WHAT YOU NEED TO DO
Exactly retype the opening line of the entries and every line after it, ending with the line that contains "y_ticks = [0, 50, 100, 150, 200, 250, 300]". Skip all pictures.

DATA RECORDS
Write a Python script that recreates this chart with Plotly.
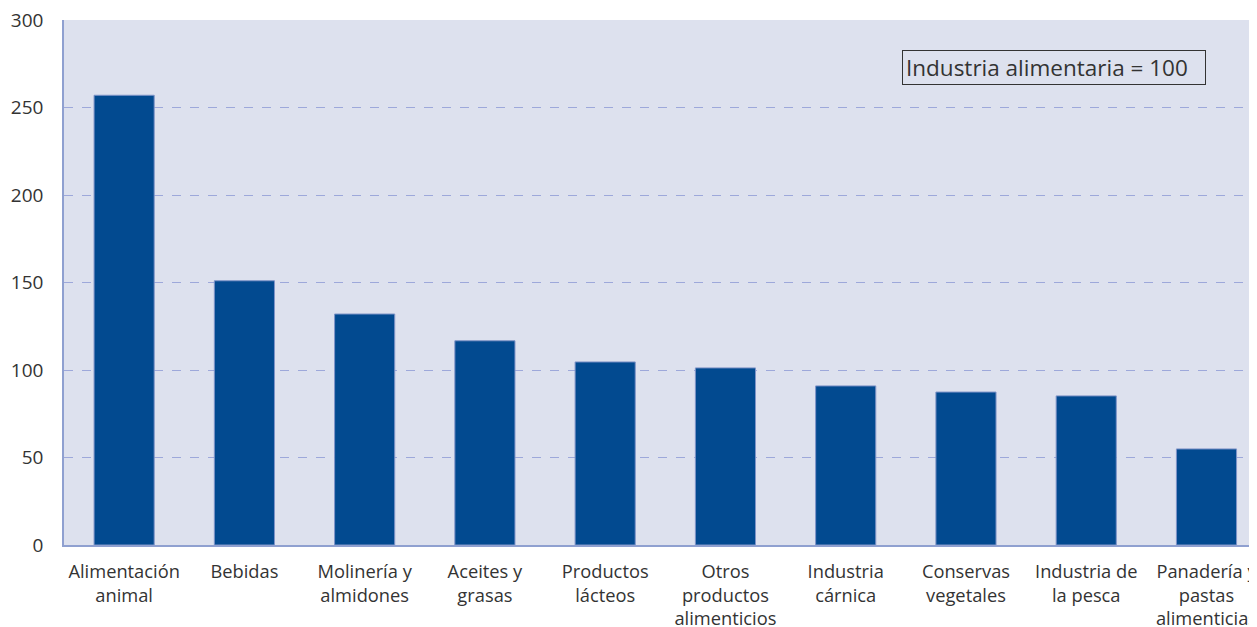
import plotly.graph_objects as go

categories = ["Alimentación<br>animal", "Bebidas", "Molinería y<br>almidones", "Aceites y<br>grasas",
              "Productos<br>lácteos", "Otros<br>productos<br>alimenticios", "Industria<br>cárnica",
              "Conservas<br>vegetales", "Industria de<br>la pesca", "Panadería y<br>pastas<br>alimenticias"]
values = [257, 151, 132, 116.7, 104.6, 101.2, 90.9, 87.4, 85.2, 54.9]
y_ticks = [0, 50, 100, 150, 200, 250, 300]

FONT = "Open Sans"
fig = go.Figure()
fig.add_trace(go.Bar(
    x=list(range(len(categories))), y=values, width=0.5,
    marker=dict(color="#024A90", line=dict(color="#7F94C8", width=1)),
))
fig.update_layout(
    width=1249, height=619,
    margin=dict(l=56, r=0, t=12, b=82, autoexpand=False),
    paper_bgcolor="white", plot_bgcolor="#DDE1EE",
    showlegend=False,
    font=dict(family=FONT, size=19, color="#333333"),
    xaxis=dict(
        range=[-0.5, 9.42], tickmode="array", tickvals=list(range(len(categories))),
        ticktext=categories, showgrid=False, showline=True, linecolor="#8FA0D0", linewidth=1.5,
        ticks="", ticklen=0, zeroline=False, tickfont=dict(size=18.3, color="#333333"),
        ticklabelstandoff=9, ticklabeloverflow="allow", automargin=False,
    ),
    yaxis=dict(
        range=[0, 300], tickvals=y_ticks, showgrid=True, gridcolor="#9DA8DA",
        griddash="dash", gridwidth=1, showline=True, linecolor="#8FA0D0", linewidth=1.5,
        zeroline=False, ticks="", tickfont=dict(size=19, color="#333333"),
        ticklabelstandoff=15, ticklabeloverflow="allow", automargin=False,
    ),
    annotations=[dict(
        x=0.7024, y=0.9086, xref="paper", yref="paper", xanchor="left", yanchor="middle",
        text="Industria alimentaria = 100", showarrow=False,
        font=dict(family=FONT, size=22.5, color="#333333"),
        bordercolor="#333333", borderwidth=1, borderpad=3, bgcolor="#DDE1EE",
        width=296, height=27, align="left",
    )],
)
fig.write_html("out.html")
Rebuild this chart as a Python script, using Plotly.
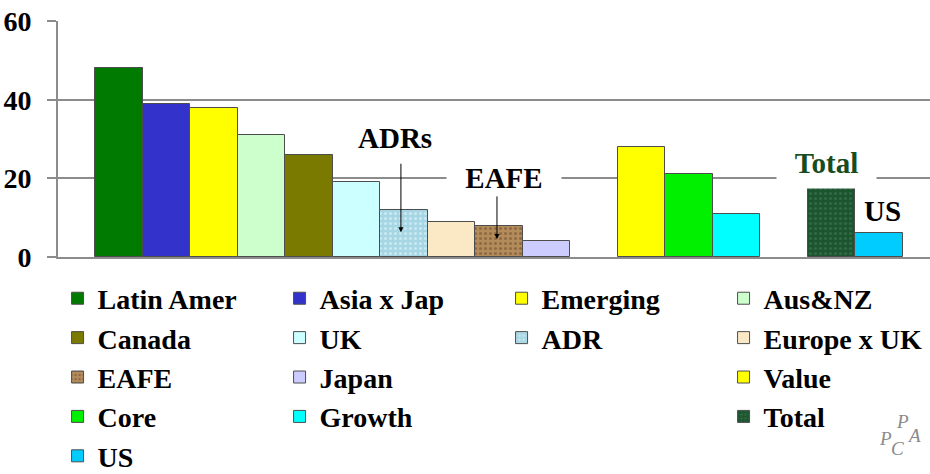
import plotly.graph_objects as go

# Series, in chart order (blank entries are spacer slots between the groups)
series = ["Latin Amer", "Asia x Jap", "Emerging", "Aus&NZ",
          "Canada", "UK", "ADR", "Europe x UK",
          "EAFE", "Japan", " ", "Value",
          "Core", "Growth", "  ", "Total",
          "US"]
values = [48, 39, 38, 31,
          26, 19, 12, 9,
          8, 4, 0, 28,
          21, 11, 0, 18,
          6]
colors = ["#017a01", "#3333cc", "#ffff00", "#ccffcc",
          "#7a7a00", "#ccffff", "#a6d6e4", "#fbe9c6",
          "#b48c5c", "#ccccff", "rgba(0,0,0,0)", "#ffff00",
          "#00f000", "#00ffff", "rgba(0,0,0,0)", "#1d5430",
          "#00ccff"]
# textured fills: series -> (dot colour, dot size, solidity)
textures = {
    "ADR": ("#c9e9f2", 5, 0.3),
    "EAFE": ("#8e6a42", 5, 0.3),
    "Total": ("#2f6a42", 5, 0.3),
}
y_ticks = [0, 20, 40, 60]

FONT = "Liberation Serif, Times New Roman, serif"

fig = go.Figure()
for name, val, col in zip(series, values, colors):
    blank = name.strip() == ""
    marker = dict(color=col,
                  line=dict(color="rgba(0,0,0,0)" if blank else "#4d4d4d",
                            width=0 if blank else 1))
    if name in textures:
        fg, sz, sol = textures[name]
        marker["pattern"] = dict(shape=".", bgcolor=col, fgcolor=fg,
                                 size=sz, solidity=sol, fillmode="replace")
    fig.add_trace(go.Bar(x=[name], y=[val], name=name, marker=marker,
                         hoverinfo="skip" if blank else None))

fig.update_layout(
    width=930, height=474,
    margin=dict(l=58, r=0, t=21, b=217, autoexpand=False),
    paper_bgcolor="white", plot_bgcolor="white",
    barmode="overlay", bargap=0,
    font=dict(family=FONT, size=28, color="black", weight="bold"),
    showlegend=True,
    # anchored just left of the plot area so each legend row holds four entries
    legend=dict(orientation="h", x=-0.0005, xanchor="left", y=-0.07, yanchor="top",
                entrywidth=177, entrywidthmode="pixels",
                font=dict(family=FONT, size=28, color="black", weight="bold"),
                bgcolor="rgba(0,0,0,0)", traceorder="normal"),
)

fig.update_xaxes(type="category", categoryorder="array", categoryarray=series,
                 range=[-1.278, 17.069], showticklabels=False, ticks="",
                 showgrid=False, zeroline=False,
                 showline=True, linecolor="#8c8c8c", linewidth=2)
fig.update_yaxes(range=[0, 60.05], tickvals=y_ticks, ticktext=[str(v) for v in y_ticks],
                 showgrid=True, gridcolor="#8c8c8c", gridwidth=2,
                 zeroline=False, showline=True, linecolor="#8c8c8c", linewidth=2,
                 ticks="outside", ticklen=9, tickwidth=2, tickcolor="#8c8c8c",
                 ticklabelstandoff=10,
                 tickfont=dict(family=FONT, size=28, color="black", weight="bold"))

# callout labels
lab = dict(family=FONT, size=29, color="black", weight="bold")
fig.add_annotation(x="ADR", y=30.3, text="ADRs", showarrow=False, xshift=-9, font=lab)
fig.add_annotation(x="EAFE", y=20, text="EAFE", showarrow=False, xshift=5,
                   font=lab, bgcolor="white", width=112, height=30)
fig.add_annotation(x="Total", y=22.9, text="Total", showarrow=False, xshift=-5,
                   font=dict(family=FONT, size=29, color="#174d1e", weight="bold"),
                   bgcolor="white", width=97, height=40, valign="top")
fig.add_annotation(x="US", y=11.6, text="US", showarrow=False, xshift=3, font=lab)

# pointer arrows into the ADR and EAFE bars
arrow = dict(showarrow=True, arrowhead=2, arrowsize=1, arrowwidth=1,
             arrowcolor="black", text="", ax=0, axref="pixel", ayref="pixel")
fig.add_annotation(x="ADR", y=6.3, ay=-70, xshift=-3, **arrow)
fig.add_annotation(x="EAFE", y=4.6, ay=-44, xshift=-2, **arrow)

# corner logo
logo = dict(family=FONT, size=19, color="#8a8a8a", style="italic", weight="normal")
for txt, px, py in [("P", 893, 449), ("P", 910, 432), ("C", 905, 459), ("A", 922, 446)]:
    fig.add_annotation(xref="paper", yref="paper", x=(px - 58) / 872,
                       y=(256.5 - py) / 235.5, text=txt, showarrow=False, font=logo,
                       borderpad=0)

fig.write_html("out.html")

THE RESULT
Write a Python script that recreates this chart with Plotly.
import plotly.graph_objects as go

categories = ["Alimentación<br>animal", "Bebidas", "Molinería y<br>almidones", "Aceites y<br>grasas",
              "Productos<br>lácteos", "Otros<br>productos<br>alimenticios", "Industria<br>cárnica",
              "Conservas<br>vegetales", "Industria de<br>la pesca", "Panadería y<br>pastas<br>alimenticias"]
values = [257, 151, 132, 116.7, 104.6, 101.2, 90.9, 87.4, 85.2, 54.9]
y_ticks = [0, 50, 100, 150, 200, 250, 300]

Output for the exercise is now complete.